We utilize 3DFFA to compute 3DMM for all face images in the dataset. Please refer to the corresponding part in our paper and the repository of 3DFFA for more details.

This repository is build upon Python v2.7 and Pytorch v1.0.1. The code may also work with Pytorch v0.4.1 but has not been tested.

1. Clone this repository. In Google Drive, download param_mesh.mat and put it into configs directory. Then download phase1_wpdc_vdc_v2.pth.tar and shape_predictor_68_face_landmarks.dat, and put them into models directory.

   >> git clone [email protected]:garyzhao/FRGAN.git
   >> cd FRGAN
   

2. We recommend installing Python v2.7 from Anaconda, installing Pytorch (>= 1.0.1) following guide on the official instructions according to your specific CUDA version. In addition, you need to install dependencies below.

   >> pip install -r requirements.txt
   

3. Build the C++ extension for computing normal maps from the 3D face model.

   >> cd dfa
   >> python setup.py build_ext --inplace
   >> cd -
   

Download MUG datatset and organize data like this

MUG
|-- 001
    |-- anger
        |-- take000
            |-- img_0000.jpg
            |-- img_0001.jpg
            |-- img_0002.jpg
            |-- ...
        |-- take001
            |-- img_0000.jpg
            |-- img_0001.jpg
            |-- img_0002.jpg
            |-- ...
        |-- ...
    |-- disgust
        |-- take000
            |-- img_0000.jpg
            |-- img_0001.jpg
            |-- img_0002.jpg
            |-- ...
        |-- ...
    |-- ...
|-- 002
    |-- ...
|-- ...

Then run the following script in the project directory to preprocess the data

>> python datasets/mug_process_dataset.py --inp_path $MUG_ROOT_PATH$ --out_path datasets/mug --out_size 64

Replace $MUG_ROOT_PATH$ by the path to the downloaded MUG directory. The preprocessed data will be saved in datasets/mug/mug64 directory. You can obtain results with higher resolutions by changing the out_size parameter (e.g., 64, 96 or 128).
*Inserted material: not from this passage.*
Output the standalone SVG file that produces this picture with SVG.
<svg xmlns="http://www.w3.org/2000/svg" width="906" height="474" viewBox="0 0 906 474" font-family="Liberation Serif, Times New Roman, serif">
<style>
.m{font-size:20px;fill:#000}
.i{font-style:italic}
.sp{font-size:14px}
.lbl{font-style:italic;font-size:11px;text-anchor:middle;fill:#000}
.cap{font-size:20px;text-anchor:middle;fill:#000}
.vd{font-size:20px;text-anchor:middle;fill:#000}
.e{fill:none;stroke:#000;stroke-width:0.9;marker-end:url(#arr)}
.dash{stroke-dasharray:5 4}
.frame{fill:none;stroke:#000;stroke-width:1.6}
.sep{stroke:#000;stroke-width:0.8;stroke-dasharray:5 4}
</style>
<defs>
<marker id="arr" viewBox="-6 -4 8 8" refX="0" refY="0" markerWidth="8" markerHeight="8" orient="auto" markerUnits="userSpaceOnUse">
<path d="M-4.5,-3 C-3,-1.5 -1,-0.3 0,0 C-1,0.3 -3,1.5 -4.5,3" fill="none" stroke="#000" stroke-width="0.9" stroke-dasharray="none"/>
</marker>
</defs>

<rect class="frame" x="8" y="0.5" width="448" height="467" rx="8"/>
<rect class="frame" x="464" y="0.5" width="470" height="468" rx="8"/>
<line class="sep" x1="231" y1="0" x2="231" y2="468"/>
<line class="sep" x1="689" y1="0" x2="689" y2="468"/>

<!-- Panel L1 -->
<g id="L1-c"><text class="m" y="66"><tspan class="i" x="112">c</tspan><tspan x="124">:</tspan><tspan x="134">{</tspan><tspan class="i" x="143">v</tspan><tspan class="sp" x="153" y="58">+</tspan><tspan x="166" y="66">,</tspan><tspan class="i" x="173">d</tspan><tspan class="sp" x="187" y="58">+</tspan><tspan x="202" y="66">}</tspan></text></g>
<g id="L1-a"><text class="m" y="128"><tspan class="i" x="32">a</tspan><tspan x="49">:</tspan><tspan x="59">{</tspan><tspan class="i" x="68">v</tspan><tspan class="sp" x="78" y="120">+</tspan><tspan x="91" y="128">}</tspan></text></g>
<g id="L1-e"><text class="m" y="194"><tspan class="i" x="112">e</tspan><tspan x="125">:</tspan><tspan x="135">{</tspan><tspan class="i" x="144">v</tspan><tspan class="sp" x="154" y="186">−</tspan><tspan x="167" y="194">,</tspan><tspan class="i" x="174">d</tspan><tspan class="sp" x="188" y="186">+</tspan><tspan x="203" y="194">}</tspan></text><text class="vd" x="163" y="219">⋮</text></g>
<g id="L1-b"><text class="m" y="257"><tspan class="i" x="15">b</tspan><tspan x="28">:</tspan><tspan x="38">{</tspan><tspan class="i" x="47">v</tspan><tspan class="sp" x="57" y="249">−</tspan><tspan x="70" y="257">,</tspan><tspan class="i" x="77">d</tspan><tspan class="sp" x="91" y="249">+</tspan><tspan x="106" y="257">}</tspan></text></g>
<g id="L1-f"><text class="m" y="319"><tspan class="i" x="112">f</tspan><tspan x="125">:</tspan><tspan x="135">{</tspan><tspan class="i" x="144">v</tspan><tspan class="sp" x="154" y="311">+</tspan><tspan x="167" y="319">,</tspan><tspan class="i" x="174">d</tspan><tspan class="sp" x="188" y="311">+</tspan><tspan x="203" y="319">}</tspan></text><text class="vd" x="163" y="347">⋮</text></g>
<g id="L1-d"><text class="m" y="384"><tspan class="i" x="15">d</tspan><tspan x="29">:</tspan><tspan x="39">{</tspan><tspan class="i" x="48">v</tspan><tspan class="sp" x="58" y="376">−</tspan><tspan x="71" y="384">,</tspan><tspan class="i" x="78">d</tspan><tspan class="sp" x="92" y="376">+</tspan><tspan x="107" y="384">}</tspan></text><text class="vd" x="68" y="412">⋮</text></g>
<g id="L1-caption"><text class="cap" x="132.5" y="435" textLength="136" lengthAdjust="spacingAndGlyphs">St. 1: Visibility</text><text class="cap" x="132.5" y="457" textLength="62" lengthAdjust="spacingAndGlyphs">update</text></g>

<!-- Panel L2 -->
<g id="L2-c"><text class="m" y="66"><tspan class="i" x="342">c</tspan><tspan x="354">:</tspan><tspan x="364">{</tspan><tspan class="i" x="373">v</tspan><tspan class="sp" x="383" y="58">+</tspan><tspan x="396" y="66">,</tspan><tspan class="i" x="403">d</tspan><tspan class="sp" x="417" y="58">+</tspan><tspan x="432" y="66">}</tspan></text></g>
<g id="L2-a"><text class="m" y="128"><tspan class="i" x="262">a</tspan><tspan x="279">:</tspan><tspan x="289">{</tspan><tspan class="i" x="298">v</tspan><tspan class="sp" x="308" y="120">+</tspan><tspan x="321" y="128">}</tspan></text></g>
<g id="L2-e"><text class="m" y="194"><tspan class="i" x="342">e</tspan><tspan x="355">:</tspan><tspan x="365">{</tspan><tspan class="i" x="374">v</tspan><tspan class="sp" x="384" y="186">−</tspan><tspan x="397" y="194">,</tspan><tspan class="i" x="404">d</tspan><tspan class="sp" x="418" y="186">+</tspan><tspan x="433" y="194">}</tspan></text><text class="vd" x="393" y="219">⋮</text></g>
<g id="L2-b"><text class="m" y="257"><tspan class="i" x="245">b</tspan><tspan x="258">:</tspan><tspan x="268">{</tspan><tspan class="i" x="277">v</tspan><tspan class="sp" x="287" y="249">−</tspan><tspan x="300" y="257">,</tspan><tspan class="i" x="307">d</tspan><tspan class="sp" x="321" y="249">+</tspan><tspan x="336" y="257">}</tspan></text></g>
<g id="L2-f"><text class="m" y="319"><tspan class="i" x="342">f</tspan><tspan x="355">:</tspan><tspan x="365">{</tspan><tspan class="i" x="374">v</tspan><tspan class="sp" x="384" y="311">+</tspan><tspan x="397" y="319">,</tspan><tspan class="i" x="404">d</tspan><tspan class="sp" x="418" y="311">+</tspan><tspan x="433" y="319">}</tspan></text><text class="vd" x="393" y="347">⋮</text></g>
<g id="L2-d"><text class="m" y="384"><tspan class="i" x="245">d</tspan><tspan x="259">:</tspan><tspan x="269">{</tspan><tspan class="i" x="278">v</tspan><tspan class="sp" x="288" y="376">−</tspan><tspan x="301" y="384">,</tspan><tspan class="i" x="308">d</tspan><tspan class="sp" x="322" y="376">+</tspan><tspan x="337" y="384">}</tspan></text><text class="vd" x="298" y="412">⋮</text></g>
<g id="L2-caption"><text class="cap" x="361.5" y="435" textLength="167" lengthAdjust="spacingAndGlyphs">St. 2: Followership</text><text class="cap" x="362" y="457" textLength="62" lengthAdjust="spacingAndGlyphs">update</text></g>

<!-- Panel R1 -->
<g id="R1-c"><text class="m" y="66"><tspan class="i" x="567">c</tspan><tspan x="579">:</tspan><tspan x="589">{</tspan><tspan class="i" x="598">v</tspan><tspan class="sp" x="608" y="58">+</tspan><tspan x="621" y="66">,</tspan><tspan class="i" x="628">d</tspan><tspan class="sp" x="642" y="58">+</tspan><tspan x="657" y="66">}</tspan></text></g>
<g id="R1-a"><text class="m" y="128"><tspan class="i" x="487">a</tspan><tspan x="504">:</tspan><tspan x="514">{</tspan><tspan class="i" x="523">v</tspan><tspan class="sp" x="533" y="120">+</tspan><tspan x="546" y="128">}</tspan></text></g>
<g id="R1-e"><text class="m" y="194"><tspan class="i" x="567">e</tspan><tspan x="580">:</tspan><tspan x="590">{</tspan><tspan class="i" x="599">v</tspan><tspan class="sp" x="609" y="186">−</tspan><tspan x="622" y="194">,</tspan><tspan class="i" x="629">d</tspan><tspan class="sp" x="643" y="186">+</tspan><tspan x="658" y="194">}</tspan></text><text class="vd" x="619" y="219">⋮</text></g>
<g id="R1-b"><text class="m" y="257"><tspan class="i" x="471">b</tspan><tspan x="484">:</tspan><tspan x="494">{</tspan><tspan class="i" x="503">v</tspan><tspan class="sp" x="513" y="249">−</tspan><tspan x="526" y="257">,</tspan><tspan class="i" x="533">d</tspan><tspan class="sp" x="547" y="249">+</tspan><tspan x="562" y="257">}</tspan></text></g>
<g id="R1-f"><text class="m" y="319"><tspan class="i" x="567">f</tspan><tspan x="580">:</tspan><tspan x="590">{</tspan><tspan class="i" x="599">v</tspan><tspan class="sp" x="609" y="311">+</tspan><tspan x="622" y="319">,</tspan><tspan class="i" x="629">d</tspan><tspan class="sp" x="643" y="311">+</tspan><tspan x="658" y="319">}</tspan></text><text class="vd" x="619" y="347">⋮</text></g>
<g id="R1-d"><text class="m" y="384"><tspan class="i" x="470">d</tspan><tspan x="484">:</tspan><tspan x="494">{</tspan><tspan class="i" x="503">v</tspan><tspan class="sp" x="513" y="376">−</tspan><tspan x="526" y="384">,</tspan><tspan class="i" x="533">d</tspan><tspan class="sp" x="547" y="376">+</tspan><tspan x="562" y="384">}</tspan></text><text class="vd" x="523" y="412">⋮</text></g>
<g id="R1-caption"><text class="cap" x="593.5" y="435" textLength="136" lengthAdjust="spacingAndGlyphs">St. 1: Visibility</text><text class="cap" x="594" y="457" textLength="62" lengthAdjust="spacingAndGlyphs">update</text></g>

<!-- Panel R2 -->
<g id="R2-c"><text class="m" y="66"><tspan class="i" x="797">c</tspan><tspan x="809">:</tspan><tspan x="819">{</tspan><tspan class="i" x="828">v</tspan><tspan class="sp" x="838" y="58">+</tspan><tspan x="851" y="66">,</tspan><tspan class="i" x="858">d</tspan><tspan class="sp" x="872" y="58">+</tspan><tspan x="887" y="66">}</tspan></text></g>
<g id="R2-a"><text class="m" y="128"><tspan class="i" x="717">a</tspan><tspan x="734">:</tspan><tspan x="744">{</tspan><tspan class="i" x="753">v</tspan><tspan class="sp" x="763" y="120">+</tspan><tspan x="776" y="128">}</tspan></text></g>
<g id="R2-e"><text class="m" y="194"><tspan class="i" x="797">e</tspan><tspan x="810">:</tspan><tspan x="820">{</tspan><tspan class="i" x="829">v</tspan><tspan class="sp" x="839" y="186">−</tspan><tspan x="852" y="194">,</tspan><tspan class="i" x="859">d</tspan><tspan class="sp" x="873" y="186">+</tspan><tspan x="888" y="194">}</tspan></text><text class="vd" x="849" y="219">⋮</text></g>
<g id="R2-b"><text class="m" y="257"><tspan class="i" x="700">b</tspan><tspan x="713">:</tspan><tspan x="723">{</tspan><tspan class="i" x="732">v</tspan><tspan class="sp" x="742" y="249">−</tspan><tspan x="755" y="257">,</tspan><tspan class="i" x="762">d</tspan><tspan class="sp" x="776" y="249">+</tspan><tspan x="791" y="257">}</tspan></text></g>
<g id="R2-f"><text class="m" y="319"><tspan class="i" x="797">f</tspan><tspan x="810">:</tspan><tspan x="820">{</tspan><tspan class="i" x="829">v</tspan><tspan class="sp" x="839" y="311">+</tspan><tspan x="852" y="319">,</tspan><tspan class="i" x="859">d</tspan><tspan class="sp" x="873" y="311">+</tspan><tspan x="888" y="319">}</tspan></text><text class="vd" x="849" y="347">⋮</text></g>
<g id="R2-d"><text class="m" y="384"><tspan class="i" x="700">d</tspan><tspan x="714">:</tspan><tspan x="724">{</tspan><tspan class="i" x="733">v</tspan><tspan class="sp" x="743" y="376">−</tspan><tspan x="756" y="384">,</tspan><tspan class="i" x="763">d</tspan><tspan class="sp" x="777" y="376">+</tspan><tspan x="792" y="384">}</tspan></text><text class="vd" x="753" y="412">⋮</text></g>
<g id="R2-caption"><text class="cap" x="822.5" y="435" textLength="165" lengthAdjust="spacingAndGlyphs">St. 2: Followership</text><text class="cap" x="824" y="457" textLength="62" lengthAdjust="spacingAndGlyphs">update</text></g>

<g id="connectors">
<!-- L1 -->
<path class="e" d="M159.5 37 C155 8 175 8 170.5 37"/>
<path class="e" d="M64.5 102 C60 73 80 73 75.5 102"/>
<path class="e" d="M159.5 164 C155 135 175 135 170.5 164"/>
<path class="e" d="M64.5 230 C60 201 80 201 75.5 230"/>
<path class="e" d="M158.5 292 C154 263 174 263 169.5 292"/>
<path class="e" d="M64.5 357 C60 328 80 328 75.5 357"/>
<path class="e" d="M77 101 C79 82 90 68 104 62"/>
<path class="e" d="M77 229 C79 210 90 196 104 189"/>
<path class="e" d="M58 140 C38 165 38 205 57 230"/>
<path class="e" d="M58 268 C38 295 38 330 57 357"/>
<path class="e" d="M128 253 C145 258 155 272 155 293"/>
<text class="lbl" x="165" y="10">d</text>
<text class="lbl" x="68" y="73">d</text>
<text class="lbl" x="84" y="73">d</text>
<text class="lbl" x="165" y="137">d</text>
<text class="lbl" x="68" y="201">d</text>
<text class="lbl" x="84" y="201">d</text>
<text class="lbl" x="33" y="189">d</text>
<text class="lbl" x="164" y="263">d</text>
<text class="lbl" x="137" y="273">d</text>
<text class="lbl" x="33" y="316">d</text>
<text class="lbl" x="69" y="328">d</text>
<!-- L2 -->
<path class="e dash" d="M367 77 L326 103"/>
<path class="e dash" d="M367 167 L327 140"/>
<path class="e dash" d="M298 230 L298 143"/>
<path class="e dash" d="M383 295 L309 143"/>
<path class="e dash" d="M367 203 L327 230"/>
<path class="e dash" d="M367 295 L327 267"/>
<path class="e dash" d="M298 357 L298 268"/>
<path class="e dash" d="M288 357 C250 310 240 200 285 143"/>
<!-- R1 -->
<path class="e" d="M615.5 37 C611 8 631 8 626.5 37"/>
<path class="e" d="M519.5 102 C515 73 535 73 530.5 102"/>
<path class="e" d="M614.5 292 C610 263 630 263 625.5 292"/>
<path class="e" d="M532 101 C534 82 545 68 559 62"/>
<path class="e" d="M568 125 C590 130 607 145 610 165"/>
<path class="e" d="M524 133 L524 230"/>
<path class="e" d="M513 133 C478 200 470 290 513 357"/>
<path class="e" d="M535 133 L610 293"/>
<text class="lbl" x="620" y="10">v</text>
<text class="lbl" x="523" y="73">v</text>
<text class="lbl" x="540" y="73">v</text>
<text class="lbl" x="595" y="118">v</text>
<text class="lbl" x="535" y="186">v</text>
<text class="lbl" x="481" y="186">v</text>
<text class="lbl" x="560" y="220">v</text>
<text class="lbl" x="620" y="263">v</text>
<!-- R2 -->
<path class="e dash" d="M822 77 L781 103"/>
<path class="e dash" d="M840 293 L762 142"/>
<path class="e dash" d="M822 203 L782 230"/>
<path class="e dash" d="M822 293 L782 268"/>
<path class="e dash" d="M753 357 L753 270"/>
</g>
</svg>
To train the network, try the following script in the project directory:

>> export PYTHONPATH=".:$PYTHONPATH"
>> export CUDA_VISIBLE_DEVICES=0,1
>> python mug_train_forecast.py --img_dir_path datasets/mug/mug64/ --batch_size 64 --num_epochs 100 --snapshot 2

Please modify CUDA_VISIBLE_DEVICES and batch_size according to your GPU settings. You may also change the value of img_size (64 by default) and h_dim (128 by default) if you train on images with higher resolutions. Please refer to mug_train_forecast.py for more details.

To test the network, try:

>> python mug_test.py --img_dir_path datasets/mug/mug64/ --out_dir_path examples --checkpoint $CHECKPOINT_PATH$

Replace $CHECKPOINT_PATH$ by the path to the checkpoint saved during training.